Immerhin: Im Gegensatz zu den letzten zwei Ausgaben war man dieses Mal näher am Puls des Volks. Während die Politiker vor der Kamera diskutierten, lief die Apotheke im Normalbetrieb weiter. Hier und da blieben Kunden stehen, verfolgten die Diskussion mit verschränkten Armen und skeptischem Blick.
Brotz leitete schliesslich über zur CVP-Initiative, die eine Kostenbremse vorsieht, ohne dabei konkrete Massnahmen zu nennen: «Beim Arzt würde man sagen: Das ist Pfusch», stichelte Brotz gegen Humbel. Die CVP-Politikerin wehrte sich mit dem schwammigen Argument , dass die Initiative Druck auf die Akteure erzeuge. Viel Kredit erhielt die Kostenbremse von den anderen Parteien nicht: Die Idee, dass die verschiedenen Akteure besser zusammenarbeiten sollen, sei im Grundsatz zwar richtig, urteilte Gysi. «Aber die Initiative der CVP ist eine grosse Blackbox. Und es besteht die Gefahr, dass wir eine Zweiklassenmedizin haben.»
Hess rang sich immerhin durch, der CVP ein wahltaktisch geschicktes Manöver zuzugestehen: «Man kann da ehrlich sein, das ist schön aufgelegt im Wahljahr.» Auch Dittli lobte die Form, hatte für den Inhalt aber nicht viel übrig: «Ich hätte die Initiative fast unterschrieben, so gut tönte sie.» Aber wenn man sie genauer anschaue, sehe man, dass sie «falsch und überflüssig» sei.
Neben der CVP hat auch die SP eine Initiative zum Gesundheitswesen im Köcher. Die Sozialdemokraten wollen gesetzlich festschreiben, dass maximal 10 Prozent des Haushaltseinkommens für die Prämienbelastung verwendet werden soll. Eine «Umverteilung aus ideologischen Gründen?», fragt Brotz provokativ.
Gysi weist auf die durchschnittliche Prämienbelastung von 14 Prozent des Einkommens hin, «in meinem Kanton, St.Gallen, haben wir sogar Familien, die 20 Prozent bezahlen.» Es brauche diese Umverteilung, weil die Kopfprämie ungerecht sei.
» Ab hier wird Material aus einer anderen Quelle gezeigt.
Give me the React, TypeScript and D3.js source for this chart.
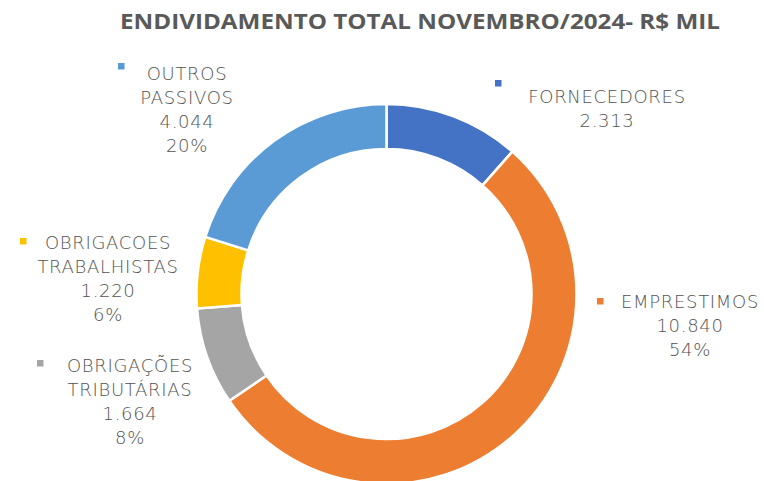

SVP-Revisor Thomas Aeschi studierte derweil in der grossen Schweizer Bilanz die wahren explodierenden Budgetposten – mit überraschendem Ergebnis: «Fangen Sie doch mal an, die Gelder in der Entwicklungshilfe und in der Asylindustrie zu reduzieren», dann könne man über die Gesundheitskosten reden, raunte er in Richtung Gysi. Gysi entgegnete, wenn Aeschi ihm helfe, das Armeebudget ein bisschen zu streichen, habe man eine gemeinsame Grundlage.
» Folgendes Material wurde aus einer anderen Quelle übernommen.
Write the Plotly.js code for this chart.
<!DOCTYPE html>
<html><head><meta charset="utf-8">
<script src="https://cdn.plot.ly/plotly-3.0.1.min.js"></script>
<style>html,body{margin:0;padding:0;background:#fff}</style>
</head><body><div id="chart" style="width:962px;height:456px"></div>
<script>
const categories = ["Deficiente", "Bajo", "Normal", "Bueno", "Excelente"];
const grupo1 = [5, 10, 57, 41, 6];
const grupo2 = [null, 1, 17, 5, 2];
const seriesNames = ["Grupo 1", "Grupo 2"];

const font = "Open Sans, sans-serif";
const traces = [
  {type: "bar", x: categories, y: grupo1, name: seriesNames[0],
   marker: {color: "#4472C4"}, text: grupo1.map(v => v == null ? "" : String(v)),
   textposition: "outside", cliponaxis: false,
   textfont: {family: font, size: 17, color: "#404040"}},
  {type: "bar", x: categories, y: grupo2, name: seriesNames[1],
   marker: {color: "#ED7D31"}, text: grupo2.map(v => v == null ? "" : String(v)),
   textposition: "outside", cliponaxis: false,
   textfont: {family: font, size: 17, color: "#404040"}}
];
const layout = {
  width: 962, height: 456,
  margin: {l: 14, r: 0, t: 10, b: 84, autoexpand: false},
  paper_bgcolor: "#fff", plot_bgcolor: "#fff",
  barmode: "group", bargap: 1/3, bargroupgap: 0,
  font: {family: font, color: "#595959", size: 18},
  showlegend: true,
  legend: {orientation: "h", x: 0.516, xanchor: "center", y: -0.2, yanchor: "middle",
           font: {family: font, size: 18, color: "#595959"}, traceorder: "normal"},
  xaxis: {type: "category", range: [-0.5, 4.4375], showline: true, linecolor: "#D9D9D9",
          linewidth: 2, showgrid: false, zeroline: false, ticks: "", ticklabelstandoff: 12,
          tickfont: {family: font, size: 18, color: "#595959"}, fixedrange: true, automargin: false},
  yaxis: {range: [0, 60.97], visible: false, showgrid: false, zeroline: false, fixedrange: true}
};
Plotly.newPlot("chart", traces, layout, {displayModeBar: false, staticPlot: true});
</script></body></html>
Brotz schob dem Treiben einen Riegel vor: «Am Schluss wollen Sie auch noch über den Kampfjet reden. Nein, nein, nein, das machen wir nicht.»
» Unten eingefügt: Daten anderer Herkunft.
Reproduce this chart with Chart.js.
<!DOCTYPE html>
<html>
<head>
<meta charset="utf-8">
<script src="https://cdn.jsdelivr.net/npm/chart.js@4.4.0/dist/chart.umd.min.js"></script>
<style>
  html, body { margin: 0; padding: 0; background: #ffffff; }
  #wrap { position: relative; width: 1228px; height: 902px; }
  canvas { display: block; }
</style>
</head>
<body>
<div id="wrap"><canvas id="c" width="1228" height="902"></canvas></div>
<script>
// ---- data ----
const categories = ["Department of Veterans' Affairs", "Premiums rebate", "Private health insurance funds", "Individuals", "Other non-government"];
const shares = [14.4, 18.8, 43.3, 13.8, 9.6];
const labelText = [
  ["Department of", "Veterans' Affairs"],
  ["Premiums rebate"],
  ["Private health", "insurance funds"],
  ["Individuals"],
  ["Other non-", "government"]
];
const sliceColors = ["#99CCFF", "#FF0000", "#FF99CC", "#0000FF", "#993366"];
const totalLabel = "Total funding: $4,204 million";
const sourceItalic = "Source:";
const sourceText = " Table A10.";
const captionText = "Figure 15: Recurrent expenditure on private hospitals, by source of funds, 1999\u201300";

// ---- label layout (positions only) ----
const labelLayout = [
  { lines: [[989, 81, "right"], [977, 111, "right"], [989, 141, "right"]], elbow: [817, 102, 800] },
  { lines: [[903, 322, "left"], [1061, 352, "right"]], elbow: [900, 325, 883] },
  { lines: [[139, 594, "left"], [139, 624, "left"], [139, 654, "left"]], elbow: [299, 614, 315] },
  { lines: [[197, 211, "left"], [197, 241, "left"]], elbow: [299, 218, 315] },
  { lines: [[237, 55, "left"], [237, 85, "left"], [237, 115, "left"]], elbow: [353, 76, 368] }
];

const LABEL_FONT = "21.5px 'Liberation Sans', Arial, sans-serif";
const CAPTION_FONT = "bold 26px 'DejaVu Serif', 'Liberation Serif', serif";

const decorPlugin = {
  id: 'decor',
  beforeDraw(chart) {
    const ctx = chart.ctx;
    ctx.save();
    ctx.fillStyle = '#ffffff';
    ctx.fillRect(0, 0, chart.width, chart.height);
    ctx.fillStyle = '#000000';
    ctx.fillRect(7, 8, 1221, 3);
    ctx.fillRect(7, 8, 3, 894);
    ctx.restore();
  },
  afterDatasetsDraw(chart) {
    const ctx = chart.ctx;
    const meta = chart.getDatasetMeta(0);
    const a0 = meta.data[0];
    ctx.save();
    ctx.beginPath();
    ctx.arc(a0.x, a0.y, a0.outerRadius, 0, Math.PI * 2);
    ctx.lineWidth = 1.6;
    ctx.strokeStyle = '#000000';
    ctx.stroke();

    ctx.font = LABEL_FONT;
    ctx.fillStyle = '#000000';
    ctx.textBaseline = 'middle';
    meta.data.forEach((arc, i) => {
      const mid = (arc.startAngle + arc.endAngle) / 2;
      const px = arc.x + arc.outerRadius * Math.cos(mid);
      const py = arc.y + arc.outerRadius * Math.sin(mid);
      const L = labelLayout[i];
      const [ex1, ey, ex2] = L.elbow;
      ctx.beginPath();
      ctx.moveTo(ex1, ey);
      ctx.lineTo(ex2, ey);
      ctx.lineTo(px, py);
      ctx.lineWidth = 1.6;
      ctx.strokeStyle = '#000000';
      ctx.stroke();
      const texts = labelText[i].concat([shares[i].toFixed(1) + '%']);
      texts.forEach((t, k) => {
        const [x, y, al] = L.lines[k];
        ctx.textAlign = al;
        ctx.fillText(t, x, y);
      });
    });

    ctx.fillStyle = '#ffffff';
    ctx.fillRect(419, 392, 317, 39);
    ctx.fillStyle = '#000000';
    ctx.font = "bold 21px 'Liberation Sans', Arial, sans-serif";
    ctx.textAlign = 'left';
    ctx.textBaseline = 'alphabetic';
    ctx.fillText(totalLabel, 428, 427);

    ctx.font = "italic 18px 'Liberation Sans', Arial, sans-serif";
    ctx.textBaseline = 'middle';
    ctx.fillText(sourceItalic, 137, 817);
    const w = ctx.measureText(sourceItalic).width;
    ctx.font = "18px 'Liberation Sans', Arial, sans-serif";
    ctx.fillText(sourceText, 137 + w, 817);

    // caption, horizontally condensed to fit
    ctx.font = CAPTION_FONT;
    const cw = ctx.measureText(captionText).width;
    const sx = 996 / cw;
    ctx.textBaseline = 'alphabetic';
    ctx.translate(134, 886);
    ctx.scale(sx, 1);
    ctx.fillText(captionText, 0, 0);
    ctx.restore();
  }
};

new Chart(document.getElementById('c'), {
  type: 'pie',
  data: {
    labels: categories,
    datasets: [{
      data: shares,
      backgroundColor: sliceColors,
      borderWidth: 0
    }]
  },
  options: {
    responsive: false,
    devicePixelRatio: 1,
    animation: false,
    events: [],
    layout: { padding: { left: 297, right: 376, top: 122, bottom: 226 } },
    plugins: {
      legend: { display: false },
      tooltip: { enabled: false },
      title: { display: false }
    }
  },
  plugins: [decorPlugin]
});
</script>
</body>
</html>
Dafür unternahm Brotz dann bei seiner Schlussfrage selber einen Ausflug in ein anderes Politikfeld: die Klimapolitik. Der Moderator zeigte das Foto der von Klimaaktivisten am vergangenen Mittwoch grün gefärbten Limmat und wollte von den Anwesenden wissen: «Welches war die erste politische Aktion, an der Sie teilnahmen?»
Die Antworten waren so einschläfernd wie die einstündige Debatte zuvor: Josef Dittli hatte einst in Attinghausen eine FDP-Ortspartei gegründet, Ruth Humbel als 14-Jährige für die Zulassung von Frauen bei den Verkehrskadetten demonstriert, Barbara Gysi Kleeblättchen auf die Strasse gemalt, Thomas Aeschi Äpfel verteilt und Lorenz Hess «im fortgeschrittenen Alter» an einer Gemeindeversammlung teilgenommen.
Vielleicht hat unser Gesundheitswesen ja die Politiker, die es verdient.